→ **Extracted information**
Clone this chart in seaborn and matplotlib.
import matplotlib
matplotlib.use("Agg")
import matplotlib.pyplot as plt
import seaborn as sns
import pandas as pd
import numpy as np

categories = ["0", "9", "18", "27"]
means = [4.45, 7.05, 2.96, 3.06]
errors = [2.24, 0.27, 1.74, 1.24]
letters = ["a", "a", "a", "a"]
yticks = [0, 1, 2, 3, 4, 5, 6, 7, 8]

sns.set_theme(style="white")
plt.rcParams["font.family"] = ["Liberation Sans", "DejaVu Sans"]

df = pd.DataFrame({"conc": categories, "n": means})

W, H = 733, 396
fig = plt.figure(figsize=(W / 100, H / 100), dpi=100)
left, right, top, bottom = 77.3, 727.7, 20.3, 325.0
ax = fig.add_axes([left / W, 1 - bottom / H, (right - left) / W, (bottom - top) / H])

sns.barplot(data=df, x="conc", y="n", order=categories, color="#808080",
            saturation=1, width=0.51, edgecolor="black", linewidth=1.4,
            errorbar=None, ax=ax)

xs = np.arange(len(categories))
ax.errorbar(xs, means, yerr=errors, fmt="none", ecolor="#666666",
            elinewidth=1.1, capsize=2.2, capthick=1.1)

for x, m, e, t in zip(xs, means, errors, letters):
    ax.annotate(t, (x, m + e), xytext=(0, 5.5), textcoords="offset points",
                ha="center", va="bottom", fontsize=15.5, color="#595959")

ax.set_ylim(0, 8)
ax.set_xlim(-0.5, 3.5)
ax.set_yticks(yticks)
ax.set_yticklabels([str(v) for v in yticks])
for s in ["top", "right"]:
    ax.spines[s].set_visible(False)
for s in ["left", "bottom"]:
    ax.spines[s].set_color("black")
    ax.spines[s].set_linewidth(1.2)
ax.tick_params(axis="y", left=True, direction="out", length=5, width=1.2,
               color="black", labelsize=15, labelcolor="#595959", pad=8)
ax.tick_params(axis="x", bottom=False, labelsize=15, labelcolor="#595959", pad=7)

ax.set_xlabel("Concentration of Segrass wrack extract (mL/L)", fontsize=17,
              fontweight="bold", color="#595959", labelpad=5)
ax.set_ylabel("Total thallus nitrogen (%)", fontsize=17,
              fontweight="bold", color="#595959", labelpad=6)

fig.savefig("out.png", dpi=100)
==
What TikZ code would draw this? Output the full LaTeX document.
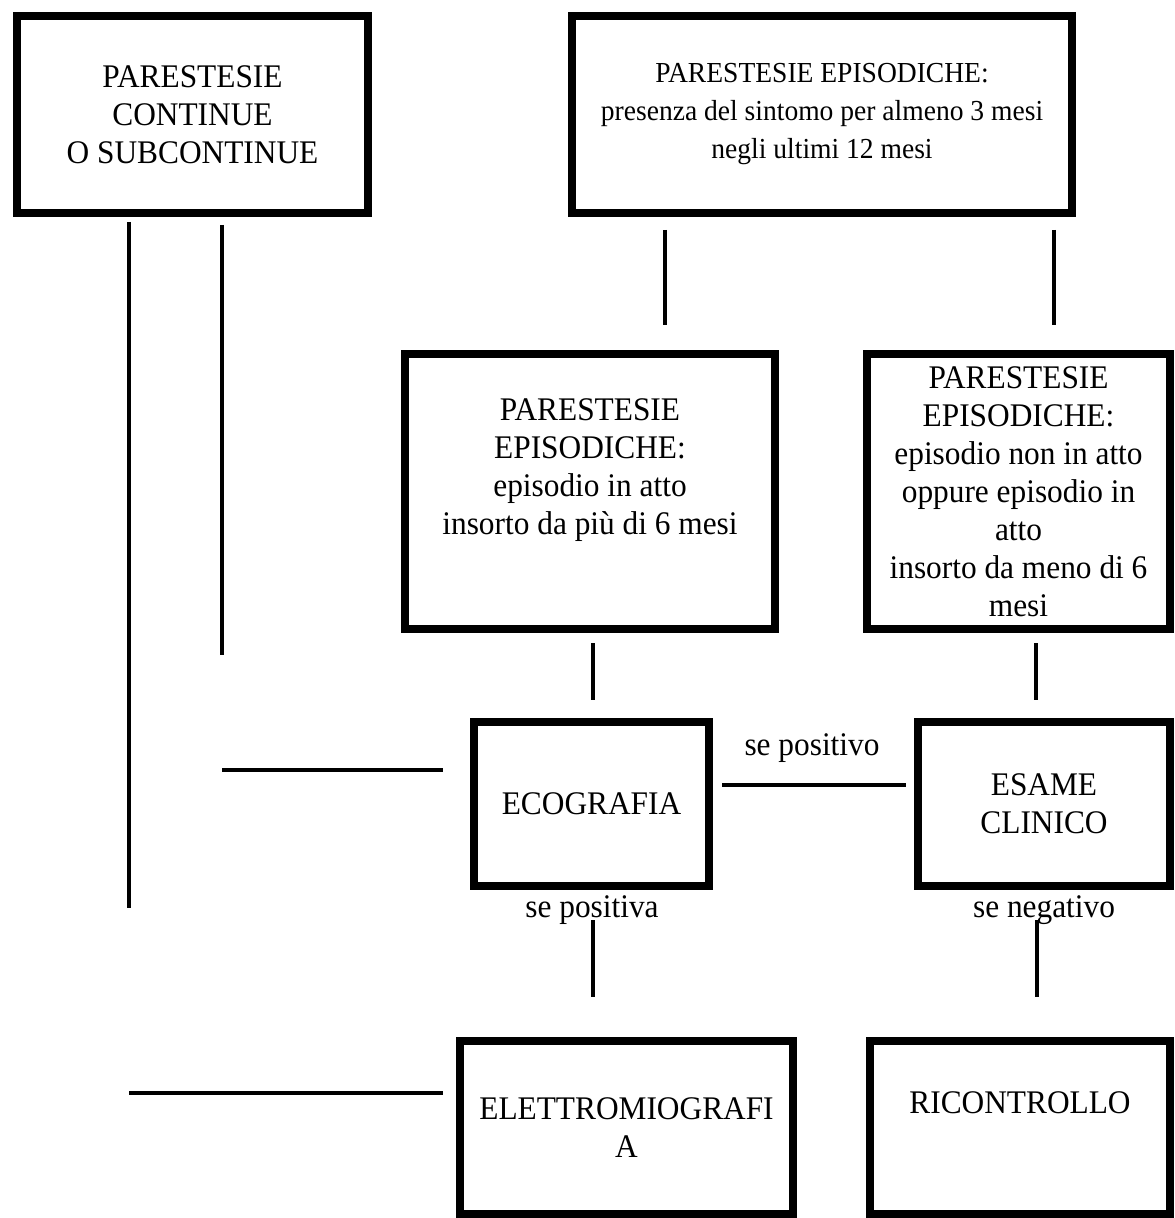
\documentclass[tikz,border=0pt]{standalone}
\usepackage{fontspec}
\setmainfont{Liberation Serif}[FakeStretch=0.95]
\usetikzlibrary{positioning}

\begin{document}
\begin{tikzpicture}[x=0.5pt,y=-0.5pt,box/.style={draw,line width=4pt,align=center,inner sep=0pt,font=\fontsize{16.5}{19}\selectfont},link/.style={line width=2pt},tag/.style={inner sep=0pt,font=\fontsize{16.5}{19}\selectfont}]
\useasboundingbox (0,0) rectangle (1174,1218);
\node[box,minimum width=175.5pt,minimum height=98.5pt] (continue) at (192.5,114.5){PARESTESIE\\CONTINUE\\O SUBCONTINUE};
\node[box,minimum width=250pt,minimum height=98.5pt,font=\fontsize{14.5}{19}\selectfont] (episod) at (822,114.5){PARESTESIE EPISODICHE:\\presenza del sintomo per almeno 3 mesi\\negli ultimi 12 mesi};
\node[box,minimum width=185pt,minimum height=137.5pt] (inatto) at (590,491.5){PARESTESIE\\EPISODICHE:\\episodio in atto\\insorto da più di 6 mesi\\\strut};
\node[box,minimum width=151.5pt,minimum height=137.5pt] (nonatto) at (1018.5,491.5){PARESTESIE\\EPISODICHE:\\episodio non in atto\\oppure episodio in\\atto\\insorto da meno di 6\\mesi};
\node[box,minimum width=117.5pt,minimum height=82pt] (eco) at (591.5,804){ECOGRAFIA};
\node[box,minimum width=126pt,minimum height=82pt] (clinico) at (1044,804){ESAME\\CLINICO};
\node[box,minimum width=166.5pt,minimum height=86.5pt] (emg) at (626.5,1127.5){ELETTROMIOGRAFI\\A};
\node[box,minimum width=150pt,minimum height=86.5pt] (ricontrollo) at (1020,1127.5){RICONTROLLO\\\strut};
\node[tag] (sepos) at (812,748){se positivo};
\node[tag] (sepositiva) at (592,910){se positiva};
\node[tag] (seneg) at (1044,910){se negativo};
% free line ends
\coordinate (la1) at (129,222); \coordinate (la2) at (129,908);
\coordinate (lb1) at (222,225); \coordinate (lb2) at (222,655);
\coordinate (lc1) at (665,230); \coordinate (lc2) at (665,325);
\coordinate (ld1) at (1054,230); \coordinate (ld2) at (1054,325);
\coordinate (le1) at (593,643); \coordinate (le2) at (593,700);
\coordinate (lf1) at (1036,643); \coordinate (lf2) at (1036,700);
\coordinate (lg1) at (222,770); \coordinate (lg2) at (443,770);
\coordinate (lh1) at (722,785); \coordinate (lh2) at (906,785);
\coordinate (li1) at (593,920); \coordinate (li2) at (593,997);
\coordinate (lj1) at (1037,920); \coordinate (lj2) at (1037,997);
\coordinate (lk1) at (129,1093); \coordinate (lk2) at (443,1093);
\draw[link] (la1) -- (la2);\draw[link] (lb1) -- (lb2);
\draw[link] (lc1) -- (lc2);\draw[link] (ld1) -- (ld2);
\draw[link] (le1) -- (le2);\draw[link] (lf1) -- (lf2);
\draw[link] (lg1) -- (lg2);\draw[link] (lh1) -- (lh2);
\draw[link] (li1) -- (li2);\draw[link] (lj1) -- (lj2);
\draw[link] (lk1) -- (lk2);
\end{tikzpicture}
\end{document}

→ **Task**
Print, without alteration, the lines from the line with "Clone this chart in seaborn and matplotlib." to the line with "yticks = [0, 1, 2, 3, 4, 5, 6, 7, 8]". Include both of them, and omit every other line.

→ **Output for this task**
Clone this chart in seaborn and matplotlib.
import matplotlib
matplotlib.use("Agg")
import matplotlib.pyplot as plt
import seaborn as sns
import pandas as pd
import numpy as np

categories = ["0", "9", "18", "27"]
means = [4.45, 7.05, 2.96, 3.06]
errors = [2.24, 0.27, 1.74, 1.24]
letters = ["a", "a", "a", "a"]
yticks = [0, 1, 2, 3, 4, 5, 6, 7, 8]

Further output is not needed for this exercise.